The penitentiary was just 15 kilometres (10 miles) from the Belgian border and a Europe-wide arrest warrant was issued as French authorities had believed he may have fled the country.
Valls told i-Tele that it appeared Faid had changed locations repeatedly during his time on the run and that he "benefited from the help of a certain number of accomplices".
Clients at the hotel -- a shabby one-storey building with some 50 rooms each costing 60 euros ($66) a day -- reported hearing "a lot of noise" around 3:00 am (0100GMT) when police swooped in.
A woman working at the hotel, in an industrial area on the outskirts of Paris, said Faid's accomplice had paid for the room in cash and that the two men had been there for several days.
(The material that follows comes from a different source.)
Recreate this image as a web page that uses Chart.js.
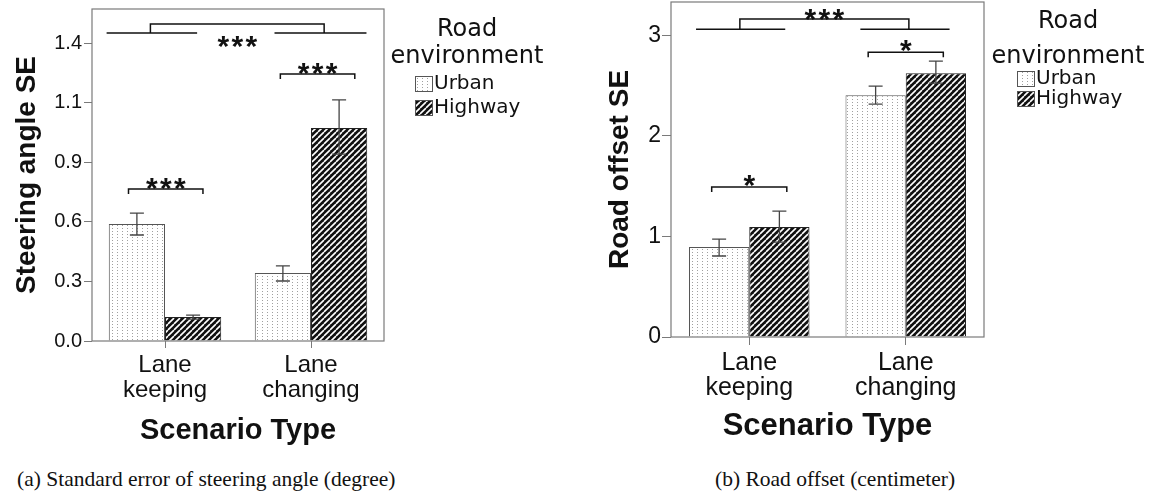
<!DOCTYPE html>
<html>
<head>
<meta charset="utf-8">
<script src="https://cdn.jsdelivr.net/npm/chart.js@4.4.1/dist/chart.umd.min.js"></script>
<style>
  body { margin: 0; background: #fff; width: 1153px; height: 499px; position: relative; overflow: hidden; }
  canvas { position: absolute; top: 0; }
  #chart-a { left: 0; }
  #chart-b { left: 580px; }
  .caption { position: absolute; top: 467px; font-family: 'Liberation Serif', serif; font-size: 21.5px; line-height: 24px; color: #111; white-space: nowrap; }
</style>
</head>
<body>
<canvas id="chart-a" width="580" height="460"></canvas>
<canvas id="chart-b" width="573" height="460"></canvas>
<div class="caption" style="left:17px">(a) Standard error of steering angle (degree)</div>
<div class="caption" style="left:715px">(b) Road offset (centimeter)</div>
<script>
// categories
const scenarios = [['Lane', 'keeping'], ['Lane', 'changing']];
const environments = ['Urban', 'Highway'];
const legendTitle = ['Road', 'environment'];

// (a) steering angle SE - means and error bar ends
const steerUrban = [0.560, 0.325];
const steerHighway = [0.115, 1.019];
const steerUrbanLow = [0.507, 0.287];
const steerUrbanHigh = [0.612, 0.359];
const steerHighwayLow = [0.105, 0.894];
const steerHighwayHigh = [0.124, 1.153];
const steerTicks = [0, 0.285, 0.57, 0.855, 1.14, 1.425];
const steerPairY = [0.727, 1.277];
const steerPairMarks = ['***', '***'];
const steerMainY = [1.473, 1.516];
const steerMainMark = '***';

// (b) road offset SE
const offsetUrban = [0.894, 2.404];
const offsetHighway = [1.093, 2.622];
const offsetUrbanLow = [0.805, 2.315];
const offsetUrbanHigh = [0.973, 2.493];
const offsetHighwayLow = [0.944, 2.523];
const offsetHighwayHigh = [1.252, 2.742];
const offsetTicks = [0, 1, 2, 3];
const offsetPairY = [1.49, 2.83];
const offsetPairMarks = ['*', '*'];
const offsetMainY = [3.06, 3.16];
const offsetMainMark = '***';

Chart.defaults.font.family = '"Liberation Sans", Arial, sans-serif';
Chart.defaults.color = '#111';

function dotPattern(ctx) {
    const c = document.createElement('canvas');
    c.width = 5; c.height = 3;
    const g = c.getContext('2d');
    g.fillStyle = '#fff'; g.fillRect(0, 0, 5, 3);
    g.fillStyle = '#a0a0a0'; g.fillRect(2, 0, 1, 1);
    return ctx.createPattern(c, 'repeat');
}

function stripePattern(ctx) {
    const s = 6;
    const c = document.createElement('canvas');
    c.width = s; c.height = s;
    const g = c.getContext('2d');
    g.fillStyle = '#111'; g.fillRect(0, 0, s, s);
    g.strokeStyle = '#fff'; g.lineWidth = 1.6;
    g.beginPath();
    [-s, 0, s].forEach(o => { g.moveTo(o, s); g.lineTo(o + s, 0); });
    g.stroke();
    return ctx.createPattern(c, 'repeat');
}

function drawStars(ctx, text, cx, cy) {
    ctx.font = 'bold 30px "Liberation Sans"';
    ctx.textAlign = 'center';
    ctx.textBaseline = 'alphabetic';
    const n = text.length, gap = 14;
    for (let i = 0; i < n; i++) ctx.fillText('*', cx + (i - (n - 1) / 2) * gap, cy + 17);
}

// error bars, frame, significance brackets and legend
function extrasPlugin(set) {
    return {
        id: 'extras',
        afterDatasetsDraw(chart) {
            const { ctx, chartArea: a, scales: { x, y } } = chart;
            const L = set.layout;
            ctx.save();

            ctx.strokeStyle = '#444';
            ctx.lineWidth = 1.3;
            set.low.forEach((lows, i) => {
                const bars = chart.getDatasetMeta(i).data;
                lows.forEach((lo, j) => {
                    const bx = bars[j].x;
                    const y0 = y.getPixelForValue(lo), y1 = y.getPixelForValue(set.high[i][j]);
                    ctx.beginPath();
                    ctx.moveTo(bx, y0); ctx.lineTo(bx, y1);
                    ctx.moveTo(bx - 7, y0); ctx.lineTo(bx + 7, y0);
                    ctx.moveTo(bx - 7, y1); ctx.lineTo(bx + 7, y1);
                    ctx.stroke();
                });
            });

            ctx.strokeStyle = '#7a7a7a';
            ctx.lineWidth = 1.2;
            ctx.strokeRect(a.left, a.top, a.right - a.left, a.bottom - a.top);

            ctx.strokeStyle = '#111';
            ctx.fillStyle = '#111';
            ctx.lineWidth = 1.5;
            set.pairY.forEach((v, j) => {
                const py = y.getPixelForValue(v);
                const x0 = x.getPixelForValue(j + L.pairSpan[j][0]);
                const x1 = x.getPixelForValue(j + L.pairSpan[j][1]);
                ctx.beginPath();
                ctx.moveTo(x0, py + 5); ctx.lineTo(x0, py); ctx.lineTo(x1, py); ctx.lineTo(x1, py + 5);
                ctx.stroke();
                drawStars(ctx, set.pairMarks[j], (x0 + x1) / 2, py - L.pairStarDy);
            });

            const ly = y.getPixelForValue(set.mainY[0]), ty = y.getPixelForValue(set.mainY[1]);
            const v0 = x.getPixelForValue(L.mainArm[0]), v1 = x.getPixelForValue(1 + L.mainArm[1]);
            ctx.beginPath();
            L.mainSeg.forEach((s, j) => {
                ctx.moveTo(x.getPixelForValue(j + s[0]), ly);
                ctx.lineTo(x.getPixelForValue(j + s[1]), ly);
            });
            ctx.moveTo(v0, ly); ctx.lineTo(v0, ty); ctx.lineTo(v1, ty); ctx.lineTo(v1, ly);
            ctx.stroke();
            drawStars(ctx, set.mainMark, (v0 + v1) / 2, (L.mainStarFromTop ? ty : ly) + L.mainStarDy);

            // legend
            const G = L.legend;
            ctx.fillStyle = '#111';
            ctx.font = '24px "DejaVu Sans"';
            ctx.textAlign = 'center';
            ctx.textBaseline = 'alphabetic';
            legendTitle.forEach((t, i) => ctx.fillText(t, G.cx, G.titleY[i]));
            ctx.font = '20px "DejaVu Sans"';
            ctx.textAlign = 'left';
            ctx.textBaseline = 'middle';
            environments.forEach((name, i) => {
                const top = G.itemY[i] - 8;
                ctx.fillStyle = chart.data.datasets[i].backgroundColor;
                ctx.fillRect(G.x, top, 18, 16);
                ctx.strokeStyle = '#555';
                ctx.lineWidth = 1;
                ctx.strokeRect(G.x + 0.5, top + 0.5, 17, 15);
                ctx.fillStyle = '#111';
                ctx.fillText(name, G.x + 19, G.itemY[i]);
            });
            ctx.restore();
        }
    };
}

function buildChart(id, opt) {
    const ctx = document.getElementById(id).getContext('2d');
    const fills = [dotPattern(ctx), stripePattern(ctx)];
    return new Chart(ctx, {
        type: 'bar',
        data: {
            labels: scenarios,
            datasets: opt.series.map((d, i) => ({
                label: environments[i],
                data: d,
                backgroundColor: fills[i],
                borderColor: i === 0 ? '#555' : '#222',
                borderWidth: 1,
                categoryPercentage: 0.77,
                barPercentage: 1
            }))
        },
        options: {
            responsive: false,
            animation: false,
            layout: { padding: opt.padding },
            plugins: { legend: { display: false }, tooltip: { enabled: false } },
            scales: {
                x: {
                    afterFit: axis => {
                        axis.height = opt.xHeight;
                        axis.paddingLeft = 0;
                        axis.paddingRight = 0;
                    },
                    border: { display: false },
                    grid: { offset: false, drawOnChartArea: false, tickLength: opt.xTick, color: '#7a7a7a' },
                    ticks: { padding: opt.xPad, maxRotation: 0, font: { size: opt.xFont, lineHeight: opt.xLine } },
                    title: { display: true, text: 'Scenario Type', font: { size: opt.xTitleFont, weight: 'bold' }, padding: { top: 0, bottom: opt.xTitlePad } }
                },
                y: {
                    min: 0,
                    max: opt.yMax,
                    afterBuildTicks: axis => { axis.ticks = opt.ticks.map(v => ({ value: v })); },
                    afterFit: axis => {
                        axis.width = opt.yWidth;
                        axis.paddingTop = 0;
                        axis.paddingBottom = 0;
                    },
                    border: { display: false },
                    grid: { drawOnChartArea: false, tickLength: opt.yTick, color: '#7a7a7a' },
                    ticks: { padding: opt.yPad, font: { size: opt.yFont }, callback: opt.fmt },
                    title: { display: true, text: opt.yTitle, font: { size: 28, weight: 'bold' }, padding: { top: opt.yTitlePad, bottom: 0 } }
                }
            }
        },
        plugins: [extrasPlugin(opt.extras)]
    });
}

buildChart('chart-a', {
    series: [steerUrban, steerHighway],
    ticks: steerTicks,
    yMax: 1.588,
    fmt: v => v.toFixed(1),
    yTitle: 'Steering angle SE',
    padding: { left: 0, right: 196, top: 9, bottom: 0 },
    xHeight: 119, xTick: 7, xPad: 5, xFont: 24, xLine: 1.05, xTitleFont: 29, xTitlePad: 11.6,
    yWidth: 92, yTick: 8, yPad: 2, yFont: 20, yTitlePad: 10,
    extras: {
        low: [steerUrbanLow, steerHighwayLow],
        high: [steerUrbanHigh, steerHighwayHigh],
        pairY: steerPairY, pairMarks: steerPairMarks,
        mainY: steerMainY, mainMark: steerMainMark,
        layout: {
            pairSpan: [[-0.25, 0.26], [-0.21, 0.3]], pairStarDy: 8,
            mainSeg: [[-0.4, 0.22], [-0.25, 0.38]], mainArm: [-0.1, 0.09],
            mainStarFromTop: false, mainStarDy: 6,
            legend: { cx: 467, titleY: [36, 63], x: 415, itemY: [84, 108] }
        }
    }
});

buildChart('chart-b', {
    series: [offsetUrban, offsetHighway],
    ticks: offsetTicks,
    yMax: 3.33,
    fmt: v => String(v),
    yTitle: 'Road offset SE',
    padding: { left: 0, right: 169, top: 2, bottom: 0 },
    xHeight: 123, xTick: 8, xPad: 5.5, xFont: 25, xLine: 1.0, xTitleFont: 31, xTitlePad: 15.4,
    yWidth: 91, yTick: 9, yPad: 1, yFont: 23, yTitlePad: 23,
    extras: {
        low: [offsetUrbanLow, offsetHighwayLow],
        high: [offsetUrbanHigh, offsetHighwayHigh],
        pairY: offsetPairY, pairMarks: offsetPairMarks,
        mainY: offsetMainY, mainMark: offsetMainMark,
        layout: {
            pairSpan: [[-0.24, 0.24], [-0.24, 0.24]], pairStarDy: 9,
            mainSeg: [[-0.34, 0.23], [-0.29, 0.28]], mainArm: [-0.06, 0.02],
            mainStarFromTop: true, mainStarDy: -7,
            legend: { cx: 488, titleY: [28, 63], x: 437, itemY: [79, 99] }
        }
    }
});
</script>
</body>
</html>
The woman, who identified herself as Morgane, said Faid and his friend had requested that there be no housekeeping in the room on Sunday.
Christian Lothion, the head of the national judicial police charged with investigating and fighting serious crime, said the force had "tracked him down" on Tuesday evening.
"When we were sure that he had returned and was in his room, we decided to strike in the dead of night," he said. The hotel is located at the entry to the town, sandwiched between a warehouse and a steak house and is close to a ring road.
French officials had warned that Faid, who grew up in tough immigrant suburbs outside Paris, was considered armed and "especially dangerous".
He had been in prison since mid-2011 for breaking the terms of his parole over past convictions for bank robberies and brazen heists of cash-in-transit vehicles.
He is suspected of masterminding a May 2010 armed robbery that turned into a gunfight in which a policewoman, 26-year-old Aurelie Fouquet, was killed.
Faid had been released from a previous stint of a decade behind bars after convincing parole officials that he regretted his criminal past and was determined to start afresh.
He made several television appearances and co-authored two books about his delinquent youth and rise as a criminal in the Paris suburbs, saying his life of crime was inspired by American films such as "Scarface" and "Heat".
Questions have been raised about how Faid could have escaped, with critics including prison unions noting that he had been moved to a lower-security facility at Sequedin and had been kept among the general prison population.